━━━ DATA SEGMENT
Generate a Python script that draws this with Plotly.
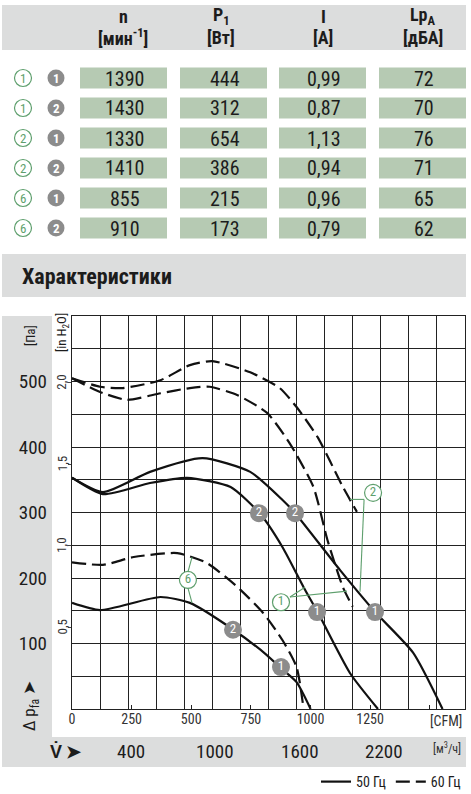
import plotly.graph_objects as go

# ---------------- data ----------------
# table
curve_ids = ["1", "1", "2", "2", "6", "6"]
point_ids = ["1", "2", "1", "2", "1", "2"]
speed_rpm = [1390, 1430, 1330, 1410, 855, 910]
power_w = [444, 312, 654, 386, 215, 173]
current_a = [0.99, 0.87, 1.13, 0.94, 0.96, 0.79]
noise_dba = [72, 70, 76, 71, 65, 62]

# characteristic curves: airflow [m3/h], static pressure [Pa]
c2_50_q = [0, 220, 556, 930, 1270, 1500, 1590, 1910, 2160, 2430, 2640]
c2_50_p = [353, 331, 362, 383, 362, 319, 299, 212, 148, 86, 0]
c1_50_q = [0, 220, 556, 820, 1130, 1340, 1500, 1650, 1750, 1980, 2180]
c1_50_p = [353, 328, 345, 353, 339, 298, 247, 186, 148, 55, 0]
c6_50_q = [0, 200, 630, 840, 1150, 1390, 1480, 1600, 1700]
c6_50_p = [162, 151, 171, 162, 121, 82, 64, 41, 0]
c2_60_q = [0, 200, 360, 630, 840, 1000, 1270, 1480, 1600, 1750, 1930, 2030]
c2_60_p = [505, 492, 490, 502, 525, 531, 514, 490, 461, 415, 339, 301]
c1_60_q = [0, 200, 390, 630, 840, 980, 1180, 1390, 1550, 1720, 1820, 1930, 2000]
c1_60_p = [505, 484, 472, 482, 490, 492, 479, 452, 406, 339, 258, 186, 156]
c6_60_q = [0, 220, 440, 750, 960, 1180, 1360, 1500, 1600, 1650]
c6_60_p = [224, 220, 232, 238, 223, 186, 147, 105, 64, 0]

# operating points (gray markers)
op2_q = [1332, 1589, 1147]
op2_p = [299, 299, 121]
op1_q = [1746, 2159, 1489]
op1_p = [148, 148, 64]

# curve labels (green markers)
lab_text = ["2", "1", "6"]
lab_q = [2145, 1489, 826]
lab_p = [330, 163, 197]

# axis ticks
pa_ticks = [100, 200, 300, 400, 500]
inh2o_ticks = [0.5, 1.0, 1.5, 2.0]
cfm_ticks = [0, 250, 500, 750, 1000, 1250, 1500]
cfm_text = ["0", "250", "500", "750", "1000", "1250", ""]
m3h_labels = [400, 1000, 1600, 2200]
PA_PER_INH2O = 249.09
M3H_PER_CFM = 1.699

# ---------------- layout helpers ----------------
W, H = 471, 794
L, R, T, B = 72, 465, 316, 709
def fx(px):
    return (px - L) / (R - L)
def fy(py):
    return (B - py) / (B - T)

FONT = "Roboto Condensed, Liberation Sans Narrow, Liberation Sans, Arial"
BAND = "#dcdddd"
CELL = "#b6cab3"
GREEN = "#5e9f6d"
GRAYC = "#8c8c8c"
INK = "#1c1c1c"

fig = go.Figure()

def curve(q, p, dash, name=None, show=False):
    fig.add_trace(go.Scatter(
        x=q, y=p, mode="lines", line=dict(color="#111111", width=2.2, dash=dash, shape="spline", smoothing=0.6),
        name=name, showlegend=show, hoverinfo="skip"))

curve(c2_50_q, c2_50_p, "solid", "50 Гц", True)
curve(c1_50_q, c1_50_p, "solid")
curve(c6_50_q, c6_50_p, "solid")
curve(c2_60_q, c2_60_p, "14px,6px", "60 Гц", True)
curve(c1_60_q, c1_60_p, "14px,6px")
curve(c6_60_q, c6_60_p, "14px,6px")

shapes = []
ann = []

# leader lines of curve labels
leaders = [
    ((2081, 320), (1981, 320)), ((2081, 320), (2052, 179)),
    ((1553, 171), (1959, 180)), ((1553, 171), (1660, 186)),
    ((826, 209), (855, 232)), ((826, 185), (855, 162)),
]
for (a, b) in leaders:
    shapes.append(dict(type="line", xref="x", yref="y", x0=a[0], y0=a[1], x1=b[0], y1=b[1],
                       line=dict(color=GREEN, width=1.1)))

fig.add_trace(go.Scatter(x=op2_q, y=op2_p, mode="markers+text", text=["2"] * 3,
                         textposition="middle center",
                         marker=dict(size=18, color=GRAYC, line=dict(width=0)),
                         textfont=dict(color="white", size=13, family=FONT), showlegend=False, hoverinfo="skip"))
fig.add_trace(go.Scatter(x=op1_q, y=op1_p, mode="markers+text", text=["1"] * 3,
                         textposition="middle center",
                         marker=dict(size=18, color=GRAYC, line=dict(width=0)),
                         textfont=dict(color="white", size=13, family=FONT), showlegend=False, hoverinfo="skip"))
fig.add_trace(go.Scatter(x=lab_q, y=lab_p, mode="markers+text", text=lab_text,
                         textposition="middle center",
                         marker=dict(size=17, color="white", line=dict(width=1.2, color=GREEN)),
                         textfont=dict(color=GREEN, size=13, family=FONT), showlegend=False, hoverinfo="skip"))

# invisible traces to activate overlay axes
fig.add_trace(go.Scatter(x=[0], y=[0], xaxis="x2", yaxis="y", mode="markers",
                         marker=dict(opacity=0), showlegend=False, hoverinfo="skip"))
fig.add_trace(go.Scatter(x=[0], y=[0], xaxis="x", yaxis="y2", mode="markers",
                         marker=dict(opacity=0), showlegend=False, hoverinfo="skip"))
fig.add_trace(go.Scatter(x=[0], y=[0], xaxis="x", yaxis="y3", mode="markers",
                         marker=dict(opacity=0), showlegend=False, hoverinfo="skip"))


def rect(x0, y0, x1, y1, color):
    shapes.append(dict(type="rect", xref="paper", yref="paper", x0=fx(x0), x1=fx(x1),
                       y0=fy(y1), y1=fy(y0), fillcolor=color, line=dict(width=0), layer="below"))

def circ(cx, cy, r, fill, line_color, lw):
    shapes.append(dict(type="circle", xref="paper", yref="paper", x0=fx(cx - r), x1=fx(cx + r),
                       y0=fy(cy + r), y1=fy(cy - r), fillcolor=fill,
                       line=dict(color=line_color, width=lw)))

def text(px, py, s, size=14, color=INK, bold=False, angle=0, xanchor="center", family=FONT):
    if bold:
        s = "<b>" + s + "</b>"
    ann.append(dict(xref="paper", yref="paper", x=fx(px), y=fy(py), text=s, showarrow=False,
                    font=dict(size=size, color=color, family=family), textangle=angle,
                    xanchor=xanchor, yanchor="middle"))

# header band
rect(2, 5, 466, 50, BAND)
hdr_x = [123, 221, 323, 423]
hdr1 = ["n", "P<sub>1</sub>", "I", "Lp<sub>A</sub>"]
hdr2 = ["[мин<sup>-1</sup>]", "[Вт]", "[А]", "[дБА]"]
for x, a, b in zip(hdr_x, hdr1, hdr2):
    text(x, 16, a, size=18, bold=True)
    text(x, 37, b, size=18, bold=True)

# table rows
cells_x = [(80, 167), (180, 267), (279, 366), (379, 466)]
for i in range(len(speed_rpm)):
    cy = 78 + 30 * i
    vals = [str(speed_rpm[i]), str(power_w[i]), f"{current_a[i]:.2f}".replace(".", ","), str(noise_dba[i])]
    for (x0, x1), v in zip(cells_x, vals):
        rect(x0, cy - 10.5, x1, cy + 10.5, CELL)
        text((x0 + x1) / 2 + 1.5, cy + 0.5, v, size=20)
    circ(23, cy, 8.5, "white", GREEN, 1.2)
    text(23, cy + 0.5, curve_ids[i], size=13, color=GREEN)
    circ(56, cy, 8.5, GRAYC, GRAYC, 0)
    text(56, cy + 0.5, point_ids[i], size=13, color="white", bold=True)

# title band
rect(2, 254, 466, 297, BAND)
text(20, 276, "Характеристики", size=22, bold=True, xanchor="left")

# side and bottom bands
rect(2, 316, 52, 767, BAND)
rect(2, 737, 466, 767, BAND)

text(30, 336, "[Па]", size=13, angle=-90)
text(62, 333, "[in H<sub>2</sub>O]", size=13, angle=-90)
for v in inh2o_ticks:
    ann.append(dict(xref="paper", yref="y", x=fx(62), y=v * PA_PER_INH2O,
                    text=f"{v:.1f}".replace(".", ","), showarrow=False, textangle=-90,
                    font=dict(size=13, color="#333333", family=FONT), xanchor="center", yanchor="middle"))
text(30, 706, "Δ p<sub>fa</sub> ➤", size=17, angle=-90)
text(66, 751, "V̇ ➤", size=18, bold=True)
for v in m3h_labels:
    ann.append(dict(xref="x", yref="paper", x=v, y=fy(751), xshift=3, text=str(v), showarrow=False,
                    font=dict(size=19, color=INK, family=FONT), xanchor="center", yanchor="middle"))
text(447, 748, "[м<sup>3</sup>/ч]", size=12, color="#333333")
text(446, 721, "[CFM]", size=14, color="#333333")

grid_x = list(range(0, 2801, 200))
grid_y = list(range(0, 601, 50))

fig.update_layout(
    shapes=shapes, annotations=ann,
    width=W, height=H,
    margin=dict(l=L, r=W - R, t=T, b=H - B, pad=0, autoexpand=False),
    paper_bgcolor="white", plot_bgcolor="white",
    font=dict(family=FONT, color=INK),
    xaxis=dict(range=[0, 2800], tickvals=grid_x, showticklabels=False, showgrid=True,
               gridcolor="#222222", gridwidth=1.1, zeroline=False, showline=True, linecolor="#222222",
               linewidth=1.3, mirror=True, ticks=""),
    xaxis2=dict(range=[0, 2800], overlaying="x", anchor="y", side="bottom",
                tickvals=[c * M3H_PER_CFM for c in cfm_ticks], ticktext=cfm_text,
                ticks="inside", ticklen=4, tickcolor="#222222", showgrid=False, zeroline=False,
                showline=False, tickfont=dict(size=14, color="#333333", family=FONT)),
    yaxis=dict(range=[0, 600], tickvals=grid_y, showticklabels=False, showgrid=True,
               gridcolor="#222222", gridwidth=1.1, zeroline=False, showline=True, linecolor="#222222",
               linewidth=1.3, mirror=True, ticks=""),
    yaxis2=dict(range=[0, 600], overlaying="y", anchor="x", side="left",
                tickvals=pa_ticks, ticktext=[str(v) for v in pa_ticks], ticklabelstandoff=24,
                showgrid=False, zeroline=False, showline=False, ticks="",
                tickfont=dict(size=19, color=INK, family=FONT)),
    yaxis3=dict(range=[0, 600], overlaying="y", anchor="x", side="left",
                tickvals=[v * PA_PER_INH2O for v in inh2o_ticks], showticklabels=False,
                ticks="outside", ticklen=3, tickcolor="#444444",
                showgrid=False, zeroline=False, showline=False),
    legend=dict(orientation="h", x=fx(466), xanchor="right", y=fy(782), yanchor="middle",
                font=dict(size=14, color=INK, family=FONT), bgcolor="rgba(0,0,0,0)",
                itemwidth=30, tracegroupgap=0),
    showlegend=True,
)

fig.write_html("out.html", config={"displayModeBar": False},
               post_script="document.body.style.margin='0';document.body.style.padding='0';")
━━━━━━
GIVEN EXERCISE: With the pictures left out, restate word for word every line of the data above, from the first down to the line that contains "import plotly.graph_objects as go".

RESULT OF THE TASK:
Generate a Python script that draws this with Plotly.
import plotly.graph_objects as go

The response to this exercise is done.